TORONTO, March 27, 2012 /CNW/ - Ontario's students are pleased to see that the provincial budget has preserved past commitments to post-secondary education, but are discouraged by cuts to student aid and the lack of progress on other important priorities. The 2012 Ontario Budget re-committed to funding new post-secondary spaces and the new Ontario tuition grant program, while cutting planned investments in post-secondary capital projects. The government is also eliminating public support for the Ontario Work Study Program, the Ontario Special Bursary, the Dr. Albert Rose Bursary, and several existing scholarships, while reducing institutional support for international recruitment and non-PhD students.
"The government's commitment to continue funding enrolment growth and the tuition grant are critical to creating a more accessible and affordable post-secondary education system," said Sean Madden, President of the Ontario Undergraduate Student Alliance (OUSA). "However, there remains more work to be done, particularly on improving the quality of the learning environment."
OUSA had presented modest budget proposals to the government to reward teaching, advance online education, expand experiential learning, and strengthen student support services. Students are left disappointed that suggestions to improve quality and efficiency in our universities were not enacted in this Budget. The cancellation of planned infrastructure investments on campuses will also exacerbate current space challenges for a growing student body, and downloading costs onto international students is the wrong direction for the government's internationalization strategy. Students are also frustrated that responsibility for funding work study and low-income student bursaries has been transferred to students themselves through the tuition set-aside.

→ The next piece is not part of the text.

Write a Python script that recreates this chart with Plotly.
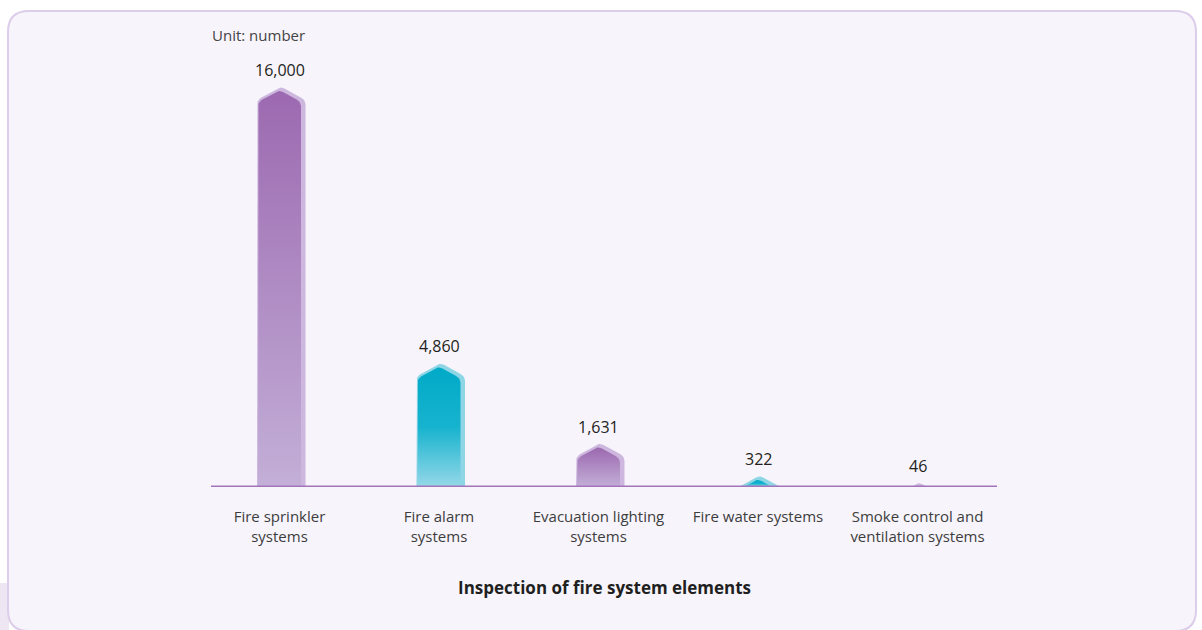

"With this Budget, our universities will continue to operate with the least per-student funding and highest tuition fees of any province, while teaching quality and student success remain pressing issues," continued Madden. "While post-secondary education has been spared from more harmful cuts, we feel like this was a missed opportunity to begin investing in these important issues."
"The path to balance and prosperity must start by protecting and building on gains made in education. We will continue working with the government to take the necessary next steps toward a stronger post-secondary education system," said Sam Andrey, Executive Director of OUSA.
OUSA represents the interests of over 145,000 professional and undergraduate, full- and part-time university students from nine student associations.